In turn, decentralized prover nodes will constantly monitor the blockchain state and run delegated tasks.

By decoupling the obligations of proof splitting and orchestration from proving, we again significantly lower the hardware requirement for nodes to participate, this time as network validators to earn network rewards.

Uncompromised Performance

Although proof splitting and task orchestration among decentralized nodes introduce additional complexities and network communication overhead, techniques such as aggressive parallelization and hardware acceleration can still be applied to reduce ZKP generating latency, potentially achieving parity with a centralized setup. We at Giro Labs are working hard to deliver uncompromised proving performance for workloads that require it while maintaining low cost and decentralization, and we will document our optimization strategy in future posts.

Who Are Our Customers?

We consider every project that requires ZKP generation our potential customer, including numerous ZK rollups, zkVMs, ZK coprocessors, ZK middleware, and more. Many of those projects are planning to launch their mainnet this year (if not already) and will thus enter a transition phase with greater demand for scaling ZK proving and ensuring network liveness and fairness via decentralization.

If what we’ve described sounds like you, please reach out - we would love to work with you to figure out a path for integration into our ZK proving infrastructure.
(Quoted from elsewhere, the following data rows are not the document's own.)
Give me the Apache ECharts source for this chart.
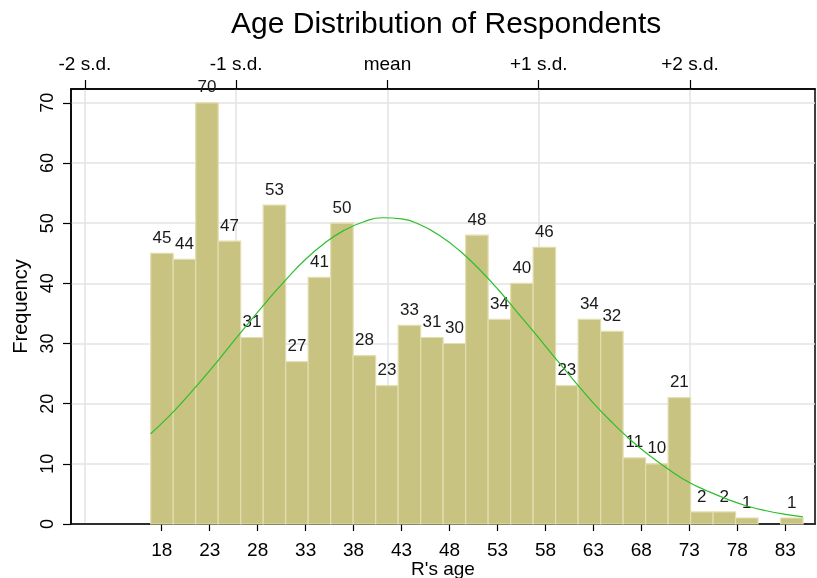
<!DOCTYPE html>
<html>
<head>
<meta charset="utf-8">
<script src="https://cdn.jsdelivr.net/npm/echarts@6/dist/echarts.min.js"></script>
<style>
html,body{margin:0;padding:0;background:#fff;}
#chart{width:817px;height:578px;}
</style>
</head>
<body>
<div id="chart"></div>
<script>
// ---- data ----
const binStart = 16.85;      // left edge of first bin (years)
const binWidth = 2.345;      // bin width (years)
const counts = [45,44,70,47,31,53,27,41,50,28,23,33,31,30,48,34,40,46,23,34,32,11,10,21,2,2,1,0,1];
const ageTicks = [18,23,28,33,38,43,48,53,58,63,68,73,78,83];
const sdLabels = ['-2 s.d.','-1 s.d.','mean','+1 s.d.','+2 s.d.'];
const sdPositions = [9.99,25.76,41.53,57.30,73.07];
const freqTicks = [0,10,20,30,40,50,60,70];
// normal curve
const curveAges = [16.85,19,21,23,25,27,29,31,33,35,37,39,41,43,45,47,49,51,53,55,57,59,61,63,65,67,69,71,73,75,77,79,81,83,84.84];
const curveFreq = [15.0,18.3,21.8,25.5,29.4,33.3,37.1,40.7,44.0,46.7,48.8,50.2,50.9,50.7,49.7,47.9,45.5,42.5,39.1,35.3,31.5,27.6,23.8,20.1,16.8,13.8,11.2,8.9,6.9,5.4,4.1,3.0,2.2,1.6,1.2];

const FONT = "'Liberation Sans', Arial, sans-serif";
const barData = counts.map((c,i)=>[binStart+i*binWidth, binStart+(i+1)*binWidth, c]);
const curveData = curveAges.map((a,i)=>[a, curveFreq[i]]);

const chart = echarts.init(document.getElementById('chart'), null, {renderer:'canvas'});
chart.setOption({
  animation:false,
  backgroundColor:'#fff',
  title:{
    text:'Age Distribution of Respondents',
    left:226, top:5,
    textStyle:{fontFamily:FONT, fontSize:30, fontWeight:'normal', color:'#000'}
  },
  grid:{left:71, right:2, top:89, bottom:54, show:true, borderColor:'#000', borderWidth:1.5,
        containLabel:false, outerBoundsMode:'none'},
  xAxis:[{
    type:'value', min:8.54, max:86.1, position:'bottom',
    name:"R's age", nameLocation:'middle', nameGap:36, nameMoveOverlap:false,
    nameTextStyle:{fontFamily:FONT, fontSize:19, color:'#000'},
    axisLine:{show:true, lineStyle:{color:'#000', width:1.5}},
    axisTick:{show:true, length:7, customValues:ageTicks, lineStyle:{color:'#000', width:1.2}},
    axisLabel:{customValues:ageTicks, fontFamily:FONT, fontSize:19, color:'#000', margin:17},
    splitLine:{show:false}
  },{
    type:'value', min:8.54, max:86.1, position:'top',
    axisLine:{show:true, lineStyle:{color:'#000', width:1.5}},
    axisTick:{show:true, length:9, customValues:sdPositions, lineStyle:{color:'#000', width:1.2}},
    axisLabel:{customValues:sdPositions, fontFamily:FONT, fontSize:19, color:'#000', margin:15,
      formatter:function(v){ let best=0; sdPositions.forEach((p,i)=>{ if(Math.abs(p-v)<Math.abs(sdPositions[best]-v)) best=i; }); return sdLabels[best]; }},
    splitLine:{show:true, lineStyle:{color:'#e3e3e3', width:1.5}}
  }],
  yAxis:{
    type:'value', min:0, max:72.3,
    name:'Frequency', nameLocation:'middle', nameGap:40, nameRotate:90, nameMoveOverlap:false,
    nameTextStyle:{fontFamily:FONT, fontSize:20, color:'#000'},
    axisLine:{show:true, lineStyle:{color:'#000', width:1.5}},
    axisTick:{show:true, length:8, customValues:freqTicks, lineStyle:{color:'#000', width:1.2}},
    axisLabel:{customValues:freqTicks, rotate:90, fontFamily:FONT, fontSize:18, color:'#000', margin:14},
    splitLine:{show:true, lineStyle:{color:'#e3e3e3', width:1.5}}
  },
  series:[{
    type:'custom',
    xAxisIndex:0, yAxisIndex:0,
    encode:{x:[0,1], y:2},
    data:barData,
    z:2,
    renderItem:function(params, api){
      const x0=api.value(0), x1=api.value(1), v=api.value(2);
      if(!(v>0)) return null;
      const p0=api.coord([x0,v]), p1=api.coord([x1,0]);
      return {
        type:'rect',
        shape:{x:p0[0], y:p0[1], width:p1[0]-p0[0], height:p1[1]-p0[1]},
        style:{fill:'#c9c381', stroke:'#e2deb0', lineWidth:1.2},
        textContent:{style:{text:String(v), fontFamily:FONT, fontSize:17, fill:'#1a1a1a'}},
        textConfig:{position:'top', distance:6}
      };
    }
  },{
    type:'line',
    xAxisIndex:0, yAxisIndex:0,
    data:curveData, smooth:true, showSymbol:false, symbol:'none',
    lineStyle:{color:'#2cbf2c', width:1.2},
    z:3
  }]
});
</script>
</body>
</html>
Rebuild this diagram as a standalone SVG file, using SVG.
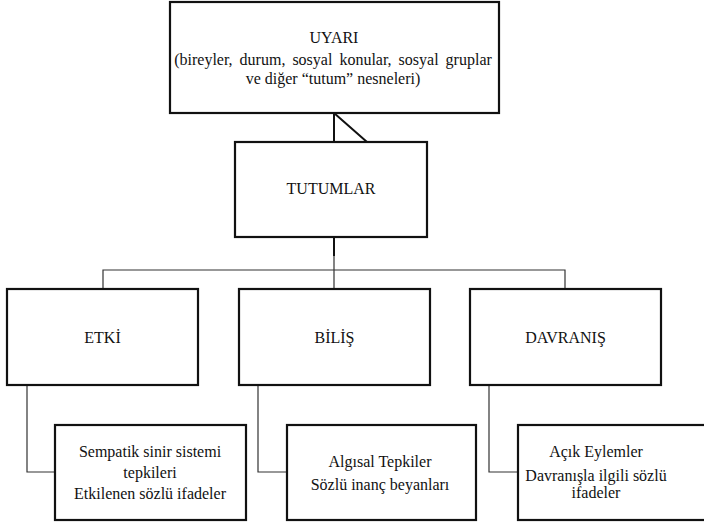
<svg xmlns="http://www.w3.org/2000/svg" width="704" height="524" viewBox="0 0 704 524">
<style>
.box{fill:#fff;stroke:#111;stroke-width:2.2}
.t{font-family:"Liberation Serif","Times New Roman",serif;font-size:16px;fill:#111;text-anchor:middle}
.c{fill:none;stroke:#333;stroke-width:1.2}
.ck{fill:none;stroke:#111;stroke-width:2}
</style>
<rect width="704" height="524" fill="#fff"/>
<g id="connectors">
<path class="ck" d="M334,113 V142 M334,113 L367,142"/>
<path class="ck" d="M334,237 V256"/>
<path class="c" d="M334,256 V289 M103,289 V270 H565 V289"/>
<path class="c" d="M27,385 V472 H55"/>
<path class="c" d="M258,385 V472 H287"/>
<path class="c" d="M489,385 V472 H518"/>
</g>
<g id="uyari">
<rect class="box" x="170" y="2" width="329" height="111"/>
<text class="t" x="334" y="43">UYARI</text>
<text class="t" x="333" y="65" word-spacing="3">(bireyler, durum, sosyal konular, sosyal gruplar</text>
<text class="t" x="333" y="84">ve diğer “tutum” nesneleri)</text>
</g>
<g id="tutumlar">
<rect class="box" x="235" y="142" width="192" height="95"/>
<text class="t" x="331" y="194">TUTUMLAR</text>
</g>
<g id="etki">
<rect class="box" x="7" y="289" width="191" height="96"/>
<text class="t" x="102.5" y="343">ETKİ</text>
</g>
<g id="bilis">
<rect class="box" x="239" y="289" width="191" height="96"/>
<text class="t" x="334.5" y="343">BİLİŞ</text>
</g>
<g id="davranis">
<rect class="box" x="470" y="289" width="191" height="96"/>
<text class="t" x="565.5" y="343">DAVRANIŞ</text>
</g>
<g id="etki-detay">
<rect class="box" x="55" y="425" width="191" height="95"/>
<text class="t" x="150" y="457">Sempatik sinir sistemi</text>
<text class="t" x="150" y="478">tepkileri</text>
<text class="t" x="150" y="499">Etkilenen sözlü ifadeler</text>
</g>
<g id="bilis-detay">
<rect class="box" x="287" y="425" width="189" height="95"/>
<text class="t" x="380" y="467">Algısal Tepkiler</text>
<text class="t" x="380" y="490">Sözlü inanç beyanları</text>
</g>
<g id="davranis-detay">
<rect class="box" x="518" y="425" width="191" height="95"/>
<text class="t" x="596" y="457">Açık Eylemler</text>
<text class="t" x="596" y="481">Davranışla ilgili sözlü</text>
<text class="t" x="596" y="498">ifadeler</text>
</g>
</svg>
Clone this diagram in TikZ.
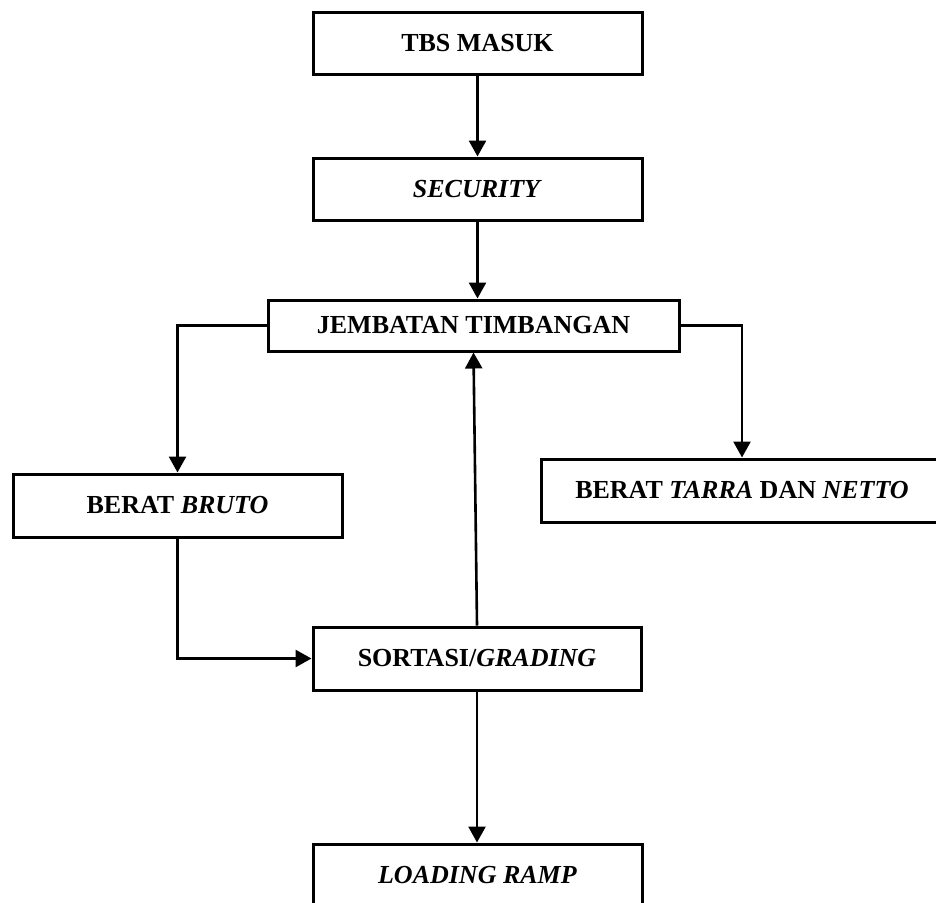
\documentclass[tikz,border=0pt]{standalone}
\usepackage{fontspec}
\setmainfont{Liberation Serif}
\usepackage{tikz}
\usetikzlibrary{arrows.meta,positioning,calc}

\tikzset{
  proses/.style={draw=black,line width=3pt,fill=white,inner sep=0pt,
    minimum height=63pt,text centered,font=\fontsize{26}{30}\selectfont\bfseries},
  panah/.style={line width=2.6pt,-{Triangle[length=16pt,width=17pt]}}
}

\begin{document}
\begin{tikzpicture}[x=1pt,y=-1pt]
  \useasboundingbox (0,0) rectangle (936,902);
  \node [proses,minimum width=329pt,minimum height=62pt] (tbs) at (477.5,43) {TBS MASUK};
  \node [proses,minimum width=329pt,minimum height=62pt] (security) at (477.5,189) {\textit{SECURITY}};
  \node [proses,minimum width=411pt,minimum height=51pt] (jembatan) at (473.5,325.5) {JEMBATAN TIMBANGAN};
  \node [proses,minimum width=329pt] (bruto) at (177.5,505.5) {BERAT \textit{BRUTO}};
  \node [proses,minimum width=402pt] (tarra) at (742,490.5) {BERAT \textit{TARRA} DAN \textit{NETTO}};
  \node [proses,minimum width=328pt] (sortasi) at (477,658.5) {SORTASI/\textit{GRADING}};
  \node [proses,minimum width=329pt] (loading) at (477.5,875.5) {\textit{LOADING RAMP}};
  \draw [panah] (tbs.south) -- (security.north);
  \draw [panah] (security.south) -- (security.south |- jembatan.north);
  \draw [panah] (jembatan.west) -| (bruto.north);
  \draw [panah] (jembatan.east) -| (tarra.north);
  \draw [panah] (bruto.south) |- (sortasi.west);
  \draw [panah] (sortasi.north) -- (jembatan.south);
  \draw [panah] (sortasi.south) -- (sortasi.south |- loading.north);
\end{tikzpicture}
\end{document}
The Power of Trustless Compute Backend

By now, you should be really familiar with what we do. We will end on a more philosophical note, talking about why we believe in what we do.

Limited Trustless Compute Backend

In addition to enabling payment without a centralized authority, the trustless compute environment in blockchains gave rise to a new type of applications. Consider Uniswap, a vastly successful decentralized protocol built on top of Ethereum to allow anyone to become a liquidity provider and earn fees with it. This wouldn’t be possible without Ethereum’s trustless compute environment, which allows anyone to inspect the Uniswap protocol contracts and be confident that those contracts will be faithfully executed. Users know that their tokens locked in the liquidity pool are secure and can be redeemed at will, which then kickstarted the flywheel of accumulation of liquidity and traders. And all of this is accomplished in a decentralized fashion - how magical!

Limitless Trustless Compute Backend

Following this train of thoughts, it is natural for us to think about scaling trustless compute beyond the limitation of the current blockchain execution environments, and we quickly realized the promising potential of ZK. Besides scaling blockchains themselves like rollups do, ZK can also infuse trustlessness at the application level to drive verifiable computing for all. We live in a world dominated by algorithms (even more so given the rapid pace of AI development), and once ZK becomes cheap enough, we can ensure the accountability of those potentially life-altering computations.

And if we allow ourselves to dream even bigger - imagine a decentralized computer with a public, shared state capable of supporting the world’s largest applications today with the help of ZKP. It will realize the full potential of permissionless composition and integration, driving innovation at an exponential rate.